LAUSR

Abstract The pressure of the water supply is controlled to a negative value relying on soil matric suction and is called negative‐pressure irrigation (NPI), a subsurface irrigation method used to improve water use efficiency; however, the impacts of initial soil water conditions and emitter hydraulic conductivity on water movement under NPI remain unknown. To study the effects of irrigation management parameters on water movement under NPI, 300 scenarios using different soil textures, initial soil matric potentials, emitter hydraulic conductivities, negative pressure inside emitter and time were simulated using the Hydrus-2D software package.

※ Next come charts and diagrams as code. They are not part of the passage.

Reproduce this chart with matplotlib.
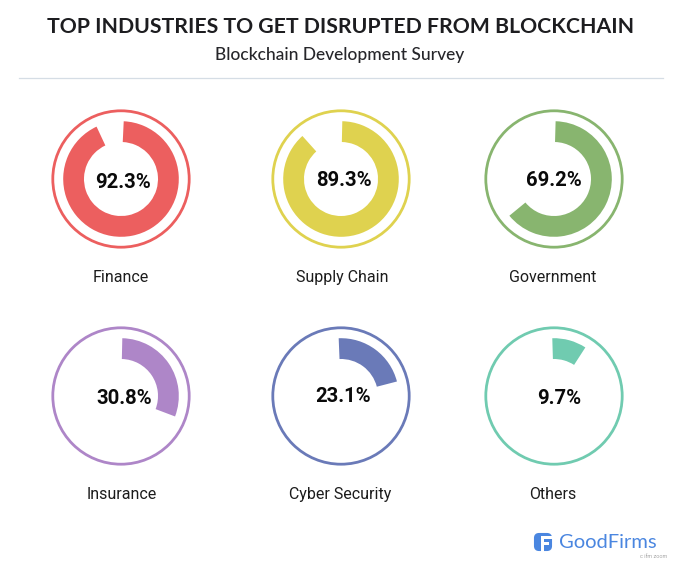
import matplotlib
matplotlib.use('Agg')
import matplotlib.pyplot as plt
from matplotlib.patches import Circle, FancyBboxPatch, Rectangle

W = 681
H = 564

title = 'TOP INDUSTRIES TO GET DISRUPTED FROM BLOCKCHAIN'
subtitle = 'Blockchain Development Survey'

industries = ['Finance', 'Supply Chain', 'Government', 'Insurance', 'Cyber Security', 'Others']
value_labels = ['92.3%', '89.3%', '69.2%', '30.8%', '23.1%', '9.7%']
# how much of the circle each arc really covers in the picture (percent),
# not always the same as the printed label
arc_shares = [92.3, 88.0, 63.6, 30.4, 21.6, 9.6]
colors = ['#EC5F5F', '#DFD24F', '#88B56F', '#AE86C8', '#6A7AB8', '#70CBB0']

# layout in image pixels, y measured from the top
centers = [(121, 179), (341, 179), (554, 179), (121, 396), (341, 396), (554, 396)]
start_shift = [2.7, 1.3, 1.6, 1.3, -2.3, -1.7]
value_pos = [(123, 182), (344, 181), (554, 181), (124, 398), (343, 397), (559, 398)]
name_pos = [(121, 282), (342, 282), (553, 282), (122, 499), (340, 499), (553, 499)]


def py(y):
	return H - y


fig = plt.figure(figsize=(W / 100, H / 100), dpi=100, facecolor='white')
ax = fig.add_axes([0, 0, 1, 1])

for i in range(len(industries)):
	cx, cy = centers[i]
	ax.pie([arc_shares[i], 100 - arc_shares[i]], colors=[colors[i], 'none'],
		startangle=90 - start_shift[i], counterclock=False,
		center=(cx, py(cy)), radius=57.8,
		wedgeprops={'width': 20.8, 'linewidth': 0})
	ax.add_patch(Circle((cx, py(cy)), 68.2, fill=False, edgecolor=colors[i], linewidth=2.0))
	ax.text(value_pos[i][0], py(value_pos[i][1]), value_labels[i], ha='center', va='center',
		fontsize=14.6, fontweight='bold', family='Roboto', color='#0a0a0a')
	ax.text(name_pos[i][0], py(name_pos[i][1]), industries[i], ha='center', va='baseline',
		fontsize=11.5, family='Roboto', color='#1c1c1c')

ax.text(341, py(27), title, ha='center', va='center', fontsize=15.3, fontweight='bold',
	family='Lato', color='#1d1d20')
ax.text(340, py(55), subtitle, ha='center', va='center', fontsize=12.5, fontweight='medium',
	family='Lato', color='#26262a')
ax.plot([19, 663], [py(78), py(78)], color='#d5dde5', linewidth=0.9)

# GoodFirms logo
blue = '#4A86E0'
ax.add_patch(FancyBboxPatch((535, py(550)), 16, 16, boxstyle='round,pad=0,rounding_size=4',
	facecolor=blue, edgecolor=blue, linewidth=1.5))
ax.add_patch(Rectangle((541, py(539)), 12, 2.6, facecolor='white', linewidth=0))
ax.add_patch(Rectangle((541, py(545)), 8, 2.6, facecolor='white', linewidth=0))
ax.add_patch(Rectangle((541, py(552)), 2.6, 14, facecolor='white', linewidth=0))
ax.text(559, py(542), 'GoodFirms', ha='left', va='center', fontsize=14.5, family='Lato', color=blue)
ax.text(667, py(557), 'c ifm zoom', ha='right', va='center', fontsize=4, family='Roboto', color='#a5a5a5')

ax.set_xlim(0, W)
ax.set_ylim(0, H)
ax.set_aspect('equal')
ax.axis('off')

fig.savefig('out.png', dpi=100, facecolor='white')
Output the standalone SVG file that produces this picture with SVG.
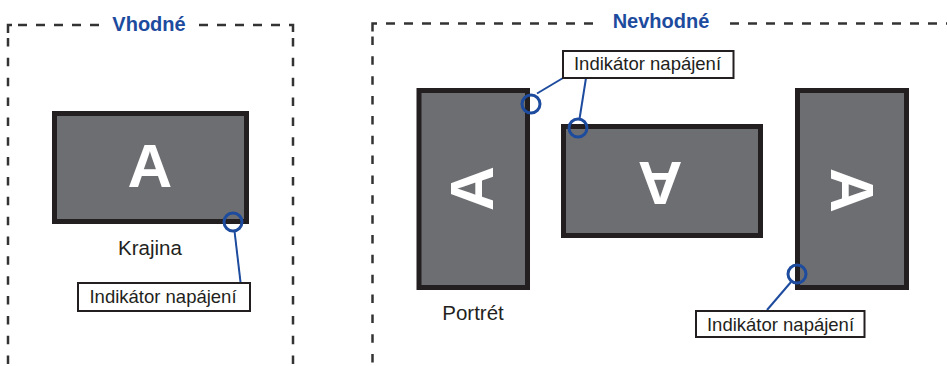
<svg xmlns="http://www.w3.org/2000/svg" width="947" height="366" viewBox="0 0 947 366">
<style>
.dh{stroke:#333;stroke-width:2.5;fill:none;stroke-dasharray:9 9}
.dv{stroke:#333;stroke-width:2.5;fill:none;stroke-dasharray:8.5 11.35}
.cor{stroke:#333;stroke-width:2.5;fill:none}
.title{font-family:"Liberation Sans",Arial,sans-serif;font-weight:bold;font-size:20px;fill:#1d4b9e;text-anchor:middle}
.mon{fill:#6d6e71;stroke:#231f20;stroke-width:5}
.big{font-family:"Liberation Sans",Arial,sans-serif;font-weight:bold;font-size:62px;fill:#fff;text-anchor:middle}
.cap{font-family:"Liberation Sans",Arial,sans-serif;font-size:20.5px;fill:#231f20;text-anchor:middle}
.lbox{fill:#fff;stroke:#231f20;stroke-width:2}
.ltxt{font-family:"Liberation Sans",Arial,sans-serif;font-size:18.5px;fill:#231f20;text-anchor:middle}
.led{fill:none;stroke:#1d4b9e;stroke-width:3}
.lead{stroke:#1d4b9e;stroke-width:2;fill:none}
</style>
<g id="frame-vhodne">
<path class="cor" d="M8,33 V25 H12"/>
<line class="dh" x1="18" y1="25" x2="100" y2="25"/>
<line class="dh" x1="199" y1="25" x2="282" y2="25"/>
<path class="cor" d="M289,25 H293 V32"/>
<line class="dv" x1="8" y1="38" x2="8" y2="366"/>
<line class="dv" x1="293" y1="38" x2="293" y2="366"/>
<text class="title" x="149" y="30.5">Vhodné</text>
</g>
<g id="frame-nevhodne">
<path class="cor" d="M372.5,31.5 V23.5 H377"/>
<line class="dh" x1="386" y1="23.5" x2="594" y2="23.5"/>
<line class="dh" x1="730" y1="23.5" x2="947" y2="23.5"/>
<line class="dv" x1="372.5" y1="36.5" x2="372.5" y2="366"/>
<text class="title" x="661" y="28">Nevhodné</text>
</g>
<g id="monitor-krajina">
<rect class="mon" x="54.5" y="113.5" width="192" height="108"/>
<text class="big" x="150" y="187">A</text>
<text class="cap" x="150" y="255">Krajina</text>
</g>
<g id="monitor-portret">
<rect class="mon" x="419" y="90.5" width="108.5" height="197"/>
<text class="big" transform="translate(470.5,188.5) rotate(-90)" x="0" y="22.2">A</text>
<text class="cap" x="473" y="320">Portrét</text>
</g>
<g id="monitor-inverted">
<rect class="mon" x="563.5" y="126.5" width="197" height="109"/>
<text class="big" transform="translate(660,184.5) rotate(180)" x="0" y="22.2">A</text>
</g>
<g id="monitor-portret-right">
<rect class="mon" x="797.5" y="90.5" width="109" height="197"/>
<text class="big" transform="translate(853,190.3) rotate(90)" x="0" y="22.2">A</text>
</g>
<g id="connectors">
<line class="lead" x1="234.5" y1="231" x2="240.5" y2="282"/>
<line class="lead" x1="537" y1="93.5" x2="563" y2="78"/>
<line class="lead" x1="579.5" y1="119" x2="586" y2="78"/>
<line class="lead" x1="791" y1="282" x2="767" y2="310"/>
</g>
<g id="led-krajina"><circle class="led" cx="233" cy="222" r="9"/></g>
<g id="led-portret"><circle class="led" cx="531" cy="104" r="9"/></g>
<g id="led-inverted"><circle class="led" cx="578" cy="128" r="9"/></g>
<g id="led-portret-right"><circle class="led" cx="797" cy="274" r="9"/></g>
<g id="label-left">
<rect class="lbox" x="78" y="283" width="172" height="28"/>
<text class="ltxt" x="163" y="303">Indikátor napájení</text>
</g>
<g id="label-top">
<rect class="lbox" x="563" y="51" width="170.5" height="27"/>
<text class="ltxt" x="647.5" y="70">Indikátor napájení</text>
</g>
<g id="label-bottom">
<rect class="lbox" x="696" y="311" width="168.5" height="26"/>
<text class="ltxt" x="780.5" y="330.5">Indikátor napájení</text>
</g>
</svg>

The effects of these variables on water movement under NPI were analyzed following the simulations, and a empirical model was created to quantify the cumulative water supply based on initial soil matric potential, emitter hydraulic conductivity, negative pressure inside emitter, and time. The results showed that the cumulative water supply increased as the emitter hydraulic conductivity increased or initial soil matric potential decreased. The relationships between the cumulative water supply and both the hydraulic conductivity of the emitter wall and the absolute value of the initial soil matric potential were logarithmic. Cumulative water supply had exponential and linear relationships with the absolute value of the negative pressure inside emitter and time, respectively. The empirical model created to quantify the cumulative water supply under NPI yielded estimations that were in good agreement with the measured values. Therefore, this model can be applied to calculate water supply under NPI, providing a smiple and reliable tool for future NPI applications and management.